When building pyopenvdb, there is need to increase dependencies: Custom Boost needs custom Python, and pyopenvdb needs custom Boost. My issue with OSL is currently make deps fails because Xubuntu 20.04 does not by default provide a “python” system binary. To fix these issues I’m now trying to look into how to make building and installation of libraries in correct order, and specifically, to start by building and installing Python.

PS. I like make deps. It is easier to control building than with install_deps.sh. Thanks!

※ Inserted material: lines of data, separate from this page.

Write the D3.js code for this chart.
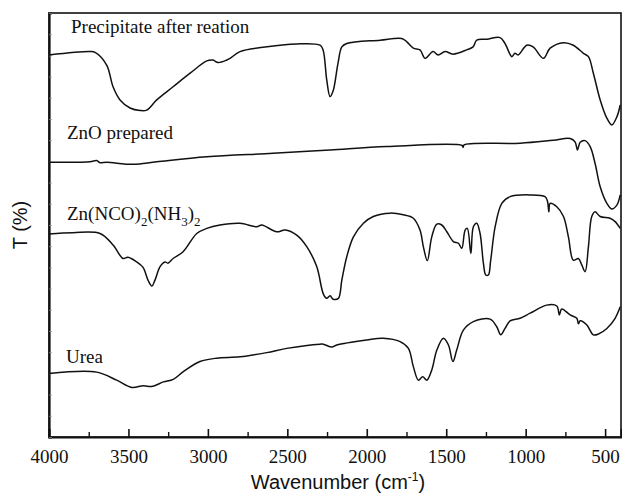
<!DOCTYPE html>
<html>
<head>
<meta charset="utf-8">
<script src="https://cdn.jsdelivr.net/npm/d3@7"></script>
<style>
  body { margin: 0; background: #fff; }
  svg { display: block; }
</style>
</head>
<body>
<svg id="chart" width="622" height="493"></svg>
<script>
// FTIR spectra, [wavenumber cm-1, T (arbitrary %, stacked)]
const precipitate = [
  [4000, 90.1], [3742, 90.9], [3710, 90.7], [3637, 87.7], [3597, 82.6], [3553, 79.5],
  [3490, 77.6], [3427, 77.0], [3385, 77.1], [3322, 79.5], [3219, 82.6], [3112, 85.8],
  [3007, 88.7], [2968, 88.9], [2936, 88.3], [2881, 88.9], [2861, 89.3], [2798, 90.9],
  [2653, 91.9], [2441, 92.7], [2294, 92.4], [2275, 91.3], [2252, 84.2], [2231, 80.3],
  [2212, 81.6], [2181, 88.2], [2157, 92.0], [2126, 92.8], [1916, 93.6], [1780, 94.0],
  [1748, 93.2], [1707, 91.7], [1665, 91.3], [1633, 89.3], [1583, 90.9], [1551, 90.1],
  [1507, 90.9], [1457, 90.3], [1371, 91.3], [1331, 92.0], [1308, 93.6], [1245, 93.8],
  [1161, 94.2], [1130, 92.8], [1087, 89.7], [1067, 90.5], [1048, 90.1], [993, 92.4],
  [953, 92.0], [888, 89.3], [846, 91.7], [762, 93.0], [700, 92.4], [637, 90.5],
  [605, 89.7], [574, 85.8], [531, 79.5], [489, 75.2], [458, 73.6], [426, 75.5], [405, 78.3]
];
const znoPrepared = [
  [4000, 64.8], [3742, 64.9], [3700, 65.2], [3679, 64.7], [3637, 64.8], [3471, 64.3],
  [3322, 64.9], [3007, 66.1], [2590, 66.9], [2231, 67.7], [1874, 68.5], [1400, 68.75],
  [1394, 68.3], [1388, 68.9], [1035, 69.3], [827, 70.0], [720, 70.4], [689, 69.6],
  [674, 67.7], [657, 69.5], [626, 69.9], [594, 68.5], [563, 64.5], [531, 59.0],
  [489, 55.1], [458, 53.8], [426, 54.7], [405, 57.1]
];
const znComplex = [
  [4000, 47.9], [3849, 48.2], [3679, 48.0], [3597, 45.3], [3534, 42.1], [3503, 42.4],
  [3448, 41.3], [3408, 40.0], [3377, 37.0], [3353, 35.6], [3333, 37.0], [3301, 40.2],
  [3270, 41.3], [3251, 41.0], [3219, 42.1], [3156, 43.7], [3070, 48.0], [3007, 49.2],
  [2924, 50.0], [2798, 50.4], [2693, 49.6], [2661, 50.0], [2567, 48.4], [2514, 48.8],
  [2441, 47.6], [2378, 44.9], [2315, 40.2], [2273, 33.7], [2252, 32.7], [2231, 33.3],
  [2212, 32.5], [2179, 32.7], [2157, 37.0], [2126, 42.5], [2084, 47.2], [2021, 50.4],
  [1959, 52.0], [1853, 52.8], [1770, 52.4], [1707, 51.6], [1665, 48.8], [1644, 44.9],
  [1619, 41.6], [1591, 47.2], [1559, 50.2], [1528, 50.0], [1496, 48.4], [1455, 46.1],
  [1423, 45.7], [1402, 44.5], [1381, 48.8], [1367, 49.2], [1345, 43.3], [1329, 49.6],
  [1308, 50.4], [1287, 48.0], [1266, 41.0], [1251, 38.2], [1235, 38.2], [1220, 41.7],
  [1192, 49.6], [1150, 55.1], [1098, 56.7], [972, 57.1], [878, 56.7], [862, 55.5],
  [854, 53.1], [846, 55.1], [804, 54.3], [762, 52.0], [731, 47.2], [700, 41.7],
  [668, 42.1], [647, 40.6], [626, 39.0], [605, 44.9], [584, 52.0], [563, 53.1],
  [531, 52.0], [469, 51.6], [437, 50.8], [405, 49.2]
];
const urea = [
  [4000, 15.0], [3700, 15.3], [3574, 13.4], [3479, 11.7], [3406, 12.1], [3353, 11.9],
  [3280, 13.0], [3218, 13.6], [3155, 15.4], [3050, 17.8], [2944, 18.6], [2798, 18.9],
  [2630, 19.9], [2504, 20.9], [2294, 21.9], [2273, 21.9], [2220, 21.2], [2189, 21.7],
  [2000, 22.9], [1896, 23.3], [1790, 22.5], [1738, 20.9], [1707, 16.6], [1675, 13.4],
  [1648, 14.2], [1622, 13.4], [1591, 15.8], [1559, 20.5], [1518, 23.3], [1486, 21.7],
  [1458, 17.8], [1434, 20.5], [1392, 25.2], [1329, 27.2], [1224, 27.8], [1182, 26.0],
  [1157, 24.1], [1130, 25.6], [1098, 27.4], [1035, 28.0], [972, 29.2], [867, 31.1],
  [804, 30.9], [788, 28.8], [773, 30.2], [720, 28.8], [678, 28.0], [668, 26.7],
  [657, 27.4], [615, 26.4], [574, 24.1], [542, 24.3], [489, 25.6], [437, 28.0], [405, 30.7]
];

const series = [precipitate, znoPrepared, znComplex, urea];
const xTicks = [4000, 3500, 3000, 2500, 2000, 1500, 1000, 500];
const xMinorTicks = [3750, 3250, 2750, 2250, 1750, 1250, 750];

const margin = { top: 13, right: 1, bottom: 56, left: 49 };
const width = 622, height = 493;
const svg = d3.select("#chart");

const x = d3.scaleLinear().domain([4000, 400]).range([margin.left, width - margin.right]);
const y = d3.scaleLinear().domain([0, 100]).range([height - margin.bottom, margin.top]);

const serif = "'Liberation Serif', 'Times New Roman', serif";
const sans = "'Liberation Sans', Arial, sans-serif";

// frame
svg.append("rect")
  .attr("x", x(4000)).attr("y", y(100))
  .attr("width", x(400) - x(4000)).attr("height", y(0) - y(100))
  .attr("fill", "none").attr("stroke", "#111").attr("stroke-width", 1.6);

// bottom axis: inward ticks
const xAxis = svg.append("g")
  .attr("transform", `translate(0,${y(0)})`)
  .call(d3.axisBottom(x).tickValues(xTicks).tickSize(-8).tickPadding(13).tickFormat(d3.format("d")));
xAxis.attr("font-family", null).attr("font-size", null);
xAxis.select(".domain").attr("stroke", "#111").attr("stroke-width", 2);
xAxis.selectAll(".tick line").attr("stroke", "#111").attr("stroke-width", 1.6);
xAxis.selectAll(".tick text")
  .style("font-family", serif)
  .style("font-size", "19px")
  .attr("fill", "#111");

svg.append("g")
  .attr("transform", `translate(0,${y(0)})`)
  .call(d3.axisBottom(x).tickValues(xMinorTicks).tickSize(-5).tickFormat(""))
  .call(g => g.select(".domain").remove())
  .selectAll(".tick line").attr("stroke", "#111").attr("stroke-width", 1.4);

// left axis: faint minor ticks only
const yAxis = svg.append("g")
  .attr("transform", `translate(${x(4000)},0)`)
  .call(d3.axisLeft(y).ticks(20).tickSize(-3).tickFormat(""));
yAxis.select(".domain").attr("stroke", "#111").attr("stroke-width", 2.2);
yAxis.selectAll(".tick line").attr("stroke", "#999").attr("stroke-width", 0.7);

// spectra
const line = d3.line()
  .x(d => x(d[0]))
  .y(d => y(d[1]))
  .curve(d3.curveCatmullRom.alpha(0.5));

svg.append("g")
  .selectAll("path")
  .data(series)
  .join("path")
  .attr("d", line)
  .attr("fill", "none")
  .attr("stroke", "#111")
  .attr("stroke-width", 1.5)
  .attr("stroke-linejoin", "round");

// curve labels
const labels = svg.append("g")
  .attr("font-family", serif)
  .attr("font-size", 19)
  .attr("fill", "#111");

labels.append("text").attr("x", 71).attr("y", 33).text("Precipitate after reation");
labels.append("text").attr("x", 67).attr("y", 139).text("ZnO prepared");
const zn = labels.append("text").attr("x", 67).attr("y", 220);
zn.append("tspan").text("Zn(NCO)");
zn.append("tspan").attr("font-size", 13).attr("dy", 6).text("2");
zn.append("tspan").attr("dy", -6).text("(NH");
zn.append("tspan").attr("font-size", 13).attr("dy", 6).text("3");
zn.append("tspan").attr("dy", -6).text(")");
zn.append("tspan").attr("font-size", 13).attr("dy", 6).text("2");
labels.append("text").attr("x", 66).attr("y", 363).text("Urea");

// axis titles
const xt = svg.append("text")
  .attr("x", (x(4000) + x(400)) / 2 + 3)
  .attr("y", 489)
  .attr("text-anchor", "middle")
  .attr("font-family", sans)
  .attr("font-size", 20)
  .attr("fill", "#111");
xt.append("tspan").text("Wavenumber (cm");
xt.append("tspan").attr("font-size", 12).attr("dy", -8).text("-1");
xt.append("tspan").attr("dy", 8).text(")");

svg.append("text")
  .attr("transform", `translate(27,${(y(0) + y(100)) / 2}) rotate(-90)`)
  .attr("text-anchor", "middle")
  .attr("font-family", sans)
  .attr("font-size", 20)
  .attr("fill", "#111")
  .text("T (%)");
</script>
</body>
</html>
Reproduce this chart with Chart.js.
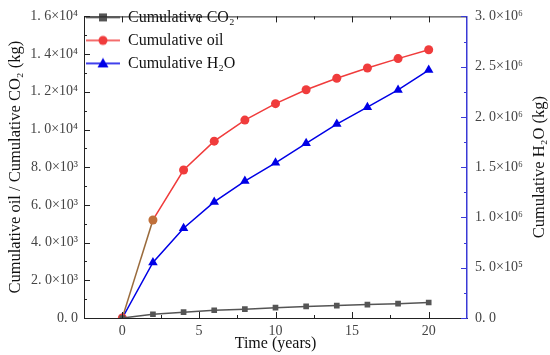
<!DOCTYPE html>
<html>
<head>
<meta charset="utf-8">
<script src="https://cdn.jsdelivr.net/npm/chart.js@4.4.1/dist/chart.umd.min.js"></script>
<style>
  html, body { margin: 0; padding: 0; background: #fff; }
  #wrap { width: 550px; height: 355px; }
</style>
</head>
<body>
<div id="wrap"><canvas id="c" width="550" height="355"></canvas></div>
<script>
var years = [0, 2, 4, 6, 8, 10, 12, 14, 16, 18, 20];
var co2 = [0, 200, 310, 410, 470, 550, 615, 660, 710, 760, 820];
var oil = [0, 5200, 7850, 9380, 10500, 11370, 12110, 12720, 13260, 13760, 14230];
var water = [0, 553000, 893000, 1155000, 1362000, 1544000, 1738000, 1929000, 2097000, 2269000, 2466000];

var xTicks = [0, 5, 10, 15, 20];
var leftTicks = [0, 2000, 4000, 6000, 8000, 10000, 12000, 14000, 16000];
var leftLabels = ['0. 0', '2. 0×10³', '4. 0×10³', '6. 0×10³', '8. 0×10³', '1. 0×10⁴', '1. 2×10⁴', '1. 4×10⁴', '1. 6×10⁴'];
var rightTicks = [0, 500000, 1000000, 1500000, 2000000, 2500000, 3000000];
var rightLabels = ['0. 0', '5. 0×10⁵', '1. 0×10⁶', '1. 5×10⁶', '2. 0×10⁶', '2. 5×10⁶', '3. 0×10⁶'];

var serif = '"Liberation Serif", "Times New Roman", serif';
var grey = '#555555', red = '#f03c3c', blue = '#0000e6', brown = '#9a6b3c', axisBlue = '#3a3ad6';

// legend sample: line with marker in the middle
function sample(color, style) {
  var cv = document.createElement('canvas');
  cv.width = 34; cv.height = 12;
  var g = cv.getContext('2d');
  g.strokeStyle = color; g.lineWidth = 1.5;
  g.beginPath(); g.moveTo(0, 6); g.lineTo(34, 6); g.stroke();
  g.fillStyle = color;
  if (style === 'rect') g.fillRect(13, 2, 8, 8);
  else if (style === 'circle') { g.beginPath(); g.arc(17, 6, 4.5, 0, Math.PI * 2); g.fill(); }
  else { g.beginPath(); g.moveTo(17, 0.5); g.lineTo(22.5, 10); g.lineTo(11.5, 10); g.closePath(); g.fill(); }
  return cv;
}
var samples = [sample(grey, 'rect'), sample(red, 'circle'), sample(blue, 'tri')];

function pairs(ys) {
  return years.map(function (x, i) { return { x: x, y: ys[i] }; });
}

// inward tick marks, top frame, right-hand title
var frame = {
  id: 'frame',
  afterLayout: function (chart) {
    var lg = chart.legend;
    if (lg) { lg.left = chart.chartArea.left - 5; lg.top = chart.chartArea.top - 14; }
  },
  afterDraw: function (chart) {
    var ctx = chart.ctx, a = chart.chartArea;
    var sx = chart.scales.x, sy = chart.scales.y, sy2 = chart.scales.y2;
    ctx.save();
    ctx.lineWidth = 1;
    ctx.strokeStyle = '#222';
    ctx.beginPath(); ctx.moveTo(a.left, a.top + 0.5); ctx.lineTo(a.right, a.top + 0.5); ctx.stroke();
    ctx.beginPath();
    xTicks.forEach(function (v) {
      var p = Math.round(sx.getPixelForValue(v)) + 0.5;
      ctx.moveTo(p, a.bottom); ctx.lineTo(p, a.bottom - 6);
      ctx.moveTo(p, a.top); ctx.lineTo(p, a.top + 6);
      if (v + 2.5 < sx.max) {
        var m = Math.round(sx.getPixelForValue(v + 2.5)) + 0.5;
        ctx.moveTo(m, a.bottom); ctx.lineTo(m, a.bottom - 3);
        ctx.moveTo(m, a.top); ctx.lineTo(m, a.top + 3);
      }
    });
    leftTicks.forEach(function (v, i) {
      var p = Math.round(sy.getPixelForValue(v)) + 0.5;
      ctx.moveTo(a.left, p); ctx.lineTo(a.left + 6, p);
      if (i < leftTicks.length - 1) {
        var m = Math.round(sy.getPixelForValue(v + 1000)) + 0.5;
        ctx.moveTo(a.left, m); ctx.lineTo(a.left + 3, m);
      }
    });
    ctx.stroke();
    ctx.strokeStyle = axisBlue;
    ctx.beginPath();
    rightTicks.forEach(function (v, i) {
      var p = Math.round(sy2.getPixelForValue(v)) + 0.5;
      ctx.moveTo(a.right, p); ctx.lineTo(a.right - 6, p);
      if (i < rightTicks.length - 1) {
        var m = Math.round(sy2.getPixelForValue(v + 250000)) + 0.5;
        ctx.moveTo(a.right, m); ctx.lineTo(a.right - 3, m);
      }
    });
    ctx.stroke();
    // right axis title, reading bottom to top like the left one
    ctx.translate(540, (a.top + a.bottom) / 2);
    ctx.rotate(-Math.PI / 2);
    ctx.fillStyle = '#111';
    ctx.font = '16.5px ' + serif;
    ctx.textAlign = 'center';
    ctx.textBaseline = 'middle';
    ctx.fillText('Cumulative H₂O (kg)', 0, 0);
    ctx.restore();
  }
};

new Chart(document.getElementById('c'), {
  type: 'line',
  data: {
    datasets: [{
      label: 'Cumulative CO₂',
      data: pairs(co2),
      yAxisID: 'y',
      borderColor: grey,
      backgroundColor: grey,
      borderWidth: 1.5,
      pointStyle: 'rect',
      pointRadius: 4,
      pointBorderWidth: 0
    }, {
      label: 'Cumulative oil',
      data: pairs(oil),
      yAxisID: 'y',
      borderColor: red,
      backgroundColor: years.map(function (x, i) { return i === 1 ? '#c0703a' : red; }),
      borderWidth: 1.5,
      pointStyle: 'circle',
      pointRadius: 4.5,
      pointBorderWidth: 0,
      segment: { borderColor: function (c) { return c.p0DataIndex === 0 ? brown : red; } }
    }, {
      label: 'Cumulative H₂O',
      data: pairs(water),
      yAxisID: 'y2',
      borderColor: blue,
      backgroundColor: blue,
      borderWidth: 1.5,
      pointStyle: 'triangle',
      pointRadius: 5.5,
      pointBorderWidth: 0
    }]
  },
  options: {
    responsive: false,
    animation: false,
    layout: { padding: { top: 9, right: 0, left: 0, bottom: 0 } },
    plugins: {
      tooltip: { enabled: false },
      legend: {
        position: 'chartArea',
        align: 'start',
        labels: {
          usePointStyle: true,
          pointStyleWidth: 34,
          padding: 7,
          color: '#111',
          font: { family: 'Liberation Serif', size: 16 },
          generateLabels: function (chart) {
            var items = Chart.defaults.plugins.legend.labels.generateLabels(chart);
            items.forEach(function (it, i) { it.pointStyle = samples[i]; });
            return items;
          }
        }
      }
    },
    scales: {
      x: {
        type: 'linear',
        min: -2.5,
        max: 22.5,
        afterFit: function (s) { s.height = 37; },
        afterBuildTicks: function (s) { s.ticks = xTicks.map(function (v) { return { value: v }; }); },
        grid: { display: false, drawTicks: false },
        border: { color: '#222', width: 1 },
        ticks: { color: '#444', font: { family: serif, size: 14 }, padding: 5,
          callback: function (v) { return String(v); } },
        title: { display: true, text: 'Time (years)', color: '#111',
          font: { family: serif, size: 16 }, padding: { top: 0, bottom: 2 } }
      },
      y: {
        position: 'left',
        min: 0,
        max: 16000,
        afterFit: function (s) { s.width = 84; },
        afterBuildTicks: function (s) { s.ticks = leftTicks.map(function (v) { return { value: v }; }); },
        grid: { display: false, drawTicks: false },
        border: { color: '#222', width: 1 },
        ticks: { color: '#444', font: { family: serif, size: 14 }, padding: 6,
          callback: function (v) { return leftLabels[leftTicks.indexOf(v)]; } },
        title: { display: true, text: 'Cumulative oil / Cumulative CO₂ (kg)', color: '#111',
          font: { family: serif, size: 16.5 }, padding: { top: 6, bottom: 0 } }
      },
      y2: {
        position: 'right',
        min: 0,
        max: 3000000,
        afterFit: function (s) { s.width = 83; },
        afterBuildTicks: function (s) { s.ticks = rightTicks.map(function (v) { return { value: v }; }); },
        grid: { display: false, drawTicks: false },
        border: { color: axisBlue, width: 1.5 },
        ticks: { color: '#444', font: { family: serif, size: 14 }, padding: 8,
          callback: function (v) { return rightLabels[rightTicks.indexOf(v)]; } },
        title: { display: false }
      }
    }
  },
  plugins: [frame]
});
</script>
</body>
</html>
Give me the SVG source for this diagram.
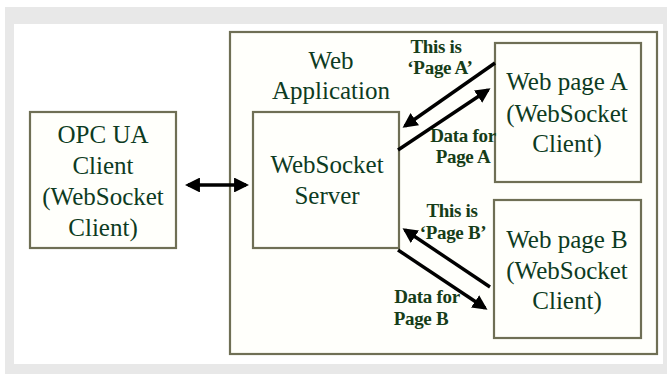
<svg xmlns="http://www.w3.org/2000/svg" width="667" height="374" viewBox="0 0 667 374">
  <style>
    .box { fill: #fffffb; stroke: #6f6f55; stroke-width: 2.2; }
    .txt { font-family: "Liberation Serif", "Times New Roman", serif; font-size: 25px; fill: #0d3b22; text-anchor: middle; }
    .lbl { font-family: "Liberation Serif", "Times New Roman", serif; font-size: 19px; font-weight: bold; fill: #163d18; text-anchor: middle; letter-spacing: -0.3px; }
    .wire { stroke: #000; stroke-width: 3.4; fill: none; }
  </style>
  <defs>
    <marker id="head" viewBox="0 0 10 10" refX="8" refY="5" markerWidth="4.4" markerHeight="4.4" orient="auto-start-reverse" markerUnits="strokeWidth">
      <path d="M0,0 L10,5 L0,10 Z" fill="#000"/>
    </marker>
  </defs>

  <!-- page background -->
  <rect x="0" y="0" width="667" height="374" fill="#ffffff"/>
  <rect x="5" y="7" width="662" height="367" fill="#e8e8e8"/>
  <rect x="14" y="24" width="649" height="340" fill="#ffffff"/>

  <g id="web-application">
    <rect class="box" x="230" y="32" width="427" height="322"/>
    <text class="txt" x="331" y="69">Web</text>
    <text class="txt" x="331" y="99">Application</text>
  </g>

  <g id="opc-ua-client">
    <rect class="box" x="30" y="112" width="146" height="136"/>
    <text class="txt" x="103" y="143">OPC UA</text>
    <text class="txt" x="103" y="174">Client</text>
    <text class="txt" x="103" y="205">(WebSocket</text>
    <text class="txt" x="103" y="236">Client)</text>
  </g>

  <g id="websocket-server">
    <rect class="box" x="253" y="112" width="146" height="136"/>
    <text class="txt" x="327" y="173">WebSocket</text>
    <text class="txt" x="327" y="204">Server</text>
  </g>

  <g id="web-page-a">
    <rect class="box" x="495" y="43" width="146" height="139"/>
    <text class="txt" x="567" y="90">Web page A</text>
    <text class="txt" x="567" y="122">(WebSocket</text>
    <text class="txt" x="567" y="152">Client)</text>
  </g>

  <g id="web-page-b">
    <rect class="box" x="494" y="200" width="147" height="138"/>
    <text class="txt" x="567" y="248">Web page B</text>
    <text class="txt" x="567" y="279">(WebSocket</text>
    <text class="txt" x="567" y="309">Client)</text>
  </g>

  <g id="connectors">
    <line class="wire" x1="188" y1="185" x2="246" y2="185" marker-start="url(#head)" marker-end="url(#head)"/>
    <line class="wire" x1="495" y1="63" x2="405" y2="126" marker-end="url(#head)"/>
    <line class="wire" x1="398" y1="150" x2="488" y2="90" marker-end="url(#head)"/>
    <line class="wire" x1="490" y1="287" x2="405" y2="230" marker-end="url(#head)"/>
    <line class="wire" x1="398" y1="250" x2="485" y2="308" marker-end="url(#head)"/>
  </g>

  <g id="labels">
    <text class="lbl" x="436" y="53">This is</text>
    <text class="lbl" x="440" y="74">‘Page A’</text>
    <text class="lbl" x="463" y="142">Data for</text>
    <text class="lbl" x="463" y="163">Page A</text>
    <text class="lbl" x="452" y="217">This is</text>
    <text class="lbl" x="453" y="239">‘Page B’</text>
    <text class="lbl" x="427" y="303">Data for</text>
    <text class="lbl" x="421" y="325">Page B</text>
  </g>
</svg>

The buildscript was started for windows, when i started it there was already an existing SVN lib folder that was (what i can only assume) being maintained manually, so the build script had to delver a drop in replacement which included some fudging of the filenames and cherry picking the things we needed vs the things that got build but we have no intention of shipping (most libraries ship with some demo’s/examples/tests etc that we just don’t want to ship)

so the libs build into a release folder and pick up their own dependencies from there, but once it’s all said and done, there is a harvest phase that’ll just pick the bits we want and put them in a folder structure we expect. (On windows this done directly after each individual sub project builds, while mac/linux has a single harvest for al libs)

as for the gaining dependencies, the process is pretty much universal.

  1. add the new dep into the add_dependencies call so it will be build in the right order
  2. fudge the cmake xxx_EXTRA_ARGS variable to help it find the new dependency this differs a bit per dep and you’ll just have to kinda find your way around there.